Two boys were on the couch in front of the TV playing a zombie video game. One was Rosalie’s brother, Theo, and the other was one of the monkey boys who had helped with her bike the other day. The Thing with Two Heads ambled over to sit down next to them, Siiri on Robbie What’s-his-face’s lap: her hands were on his knees, and his hands were on her hands, making them look even more like a single creature. Amy the Wicker Girl and two girls Andromeda didn’t know were standing by, waiting to be introduced.
“Bethany and Stace, meet Andromeda,” Rosalie van Genuchten said. “She can’t drive, she dances like a boy, she’s got no ass, and she’s a teenage witch.”
“Oh, brother,” said Altiverse AK.
“I’m just kidding,” Rosalie added. “And you all know Elisabeth,” she continued, slapping her stomach. The summer before last, they had all named their stomachs, though Rosalie seemed to be the only one who still kept it up. (Daisy had, in fact, mischievously named hers Rosalie.) Rosalie was always talking about how she needed to “get rid of” Elisabeth, or at least get her under control, but in fact Rosalie looked great and Andromeda would have traded anything for a body even remotely like hers. No one would ever call Rosalie Flat Chest-a.
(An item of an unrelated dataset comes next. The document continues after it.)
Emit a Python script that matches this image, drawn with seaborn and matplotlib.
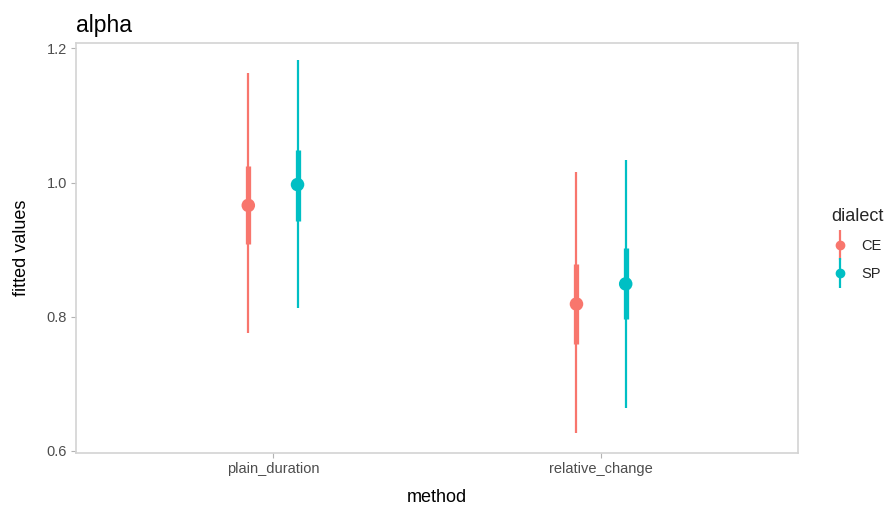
import matplotlib
matplotlib.use("Agg")
import matplotlib.pyplot as plt
from matplotlib.lines import Line2D
import seaborn as sns
import pandas as pd
import numpy as np

methods = ["plain_duration", "relative_change"]
dialects = ["CE", "SP"]
method_col = ["plain_duration", "plain_duration", "relative_change", "relative_change"]
dialect_col = ["CE", "SP", "CE", "SP"]
fit = [0.966, 0.997, 0.819, 0.849]
inner_lo = [0.908, 0.942, 0.759, 0.796]
inner_hi = [1.025, 1.049, 0.879, 0.902]
outer_lo = [0.776, 0.813, 0.627, 0.664]
outer_hi = [1.164, 1.182, 1.016, 1.033]
palette = {"CE": "#F8766D", "SP": "#00BFC4"}

df = pd.DataFrame({"method": method_col, "dialect": dialect_col, "fit": fit,
                   "ilo": inner_lo, "ihi": inner_hi, "olo": outer_lo, "ohi": outer_hi})
dodge = {"CE": -0.075, "SP": 0.075}
df["x"] = [methods.index(m) + dodge[d] for m, d in zip(df["method"], df["dialect"])]

sns.set_theme(style="white")
plt.rcParams["font.family"] = ["Liberation Sans", "DejaVu Sans"]

fig = plt.figure(figsize=(8.91, 5.09), dpi=100)
ax = fig.add_axes([76/891, 1-453/509, (798-76)/891, (453-43)/509])

for _, r in df.iterrows():
    c = palette[r["dialect"]]
    ax.vlines(r["x"], r["olo"], r["ohi"], color=c, lw=1.6, zorder=2)
    ax.vlines(r["x"], r["ilo"], r["ihi"], color=c, lw=3.8, zorder=3)
sns.scatterplot(data=df, x="x", y="fit", hue="dialect", palette=palette, s=95,
                edgecolor="none", ax=ax, zorder=4, legend=False)

ax.set_xlim(-0.6, 1.6)
ax.set_ylim(0.597, 1.208)
ax.set_xticks(range(len(methods)))
ax.set_xticklabels(methods)
ax.set_yticks([0.6, 0.8, 1.0, 1.2])
ax.set_yticklabels(["0.6", "0.8", "1.0", "1.2"])
ax.tick_params(axis="both", which="both", length=3.5, width=0.8, color="#B3B3B3",
               labelcolor="#4D4D4D", labelsize=10.5, pad=3, left=True, bottom=True)
for s in ax.spines.values():
    s.set_color("#D3D3D3")
    s.set_linewidth(1.2)
ax.grid(False)
ax.set_xlabel("method", fontsize=13, color="black", labelpad=9)
ax.set_ylabel("fitted values", fontsize=13, color="black", labelpad=12)
ax.set_title("alpha", fontsize=16.5, loc="left", color="black", pad=8)

handles = []
for d in dialects:
    vline = Line2D([], [], marker="|", markersize=22, markeredgewidth=1.6, ls="None", color=palette[d])
    dot = Line2D([], [], marker="o", markersize=6, ls="None", color=palette[d])
    handles.append((vline, dot))
leg = fig.legend(handles, dialects, title="dialect", loc="upper left",
                 bbox_to_anchor=(818/891, 1-195/509), frameon=False, fontsize=10.5,
                 title_fontsize=13, handlelength=1.2, handletextpad=0.9, labelspacing=0.95)
leg._legend_box.align = "left"

fig.savefig("out.png", dpi=100)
“And Charles is here too,” Rosalie finally said, blowing a kiss at her laptop, which was open on the table. She turned it around, and Andromeda saw Charles Iskiw’s face looking out of a video chat window. Charles was Rosalie’s dime soda boyfriend. He was away at college in Southern California and was now touring with his rock band back east, but evidently they still kept in touch through video chat.
“He’s having martinis too,” she added. “A small and sensual get-together, coast to coast. We are Afternoon Tea, and we are awesome.”
Rosalie pressed some keys and Charles’s face grew to full-screen size. His pixelly hand raised a paper cup, and the crackly, metallic voice coming out of the laptop speaker said something Andromeda couldn’t quite make out over the sound of the video game, the scattered conversation, and the throbbing machinelike music coming from the stereo speakers. As she always did when entering a new room, Andromeda identified the exits. Even a slight increase in chaos could quite well push her over the edge into an anxiety attack, and she paused to make certain she knew the quickest way out, just in case—it would have to be the sliding doors, rather than the door to the stairs up to the main house, because she would need to get her bike before she could escape. The rain was really coming down hard now. The strip of sky just visible through the glass door above the curtain was extremely dark for the time of day, late afternoon.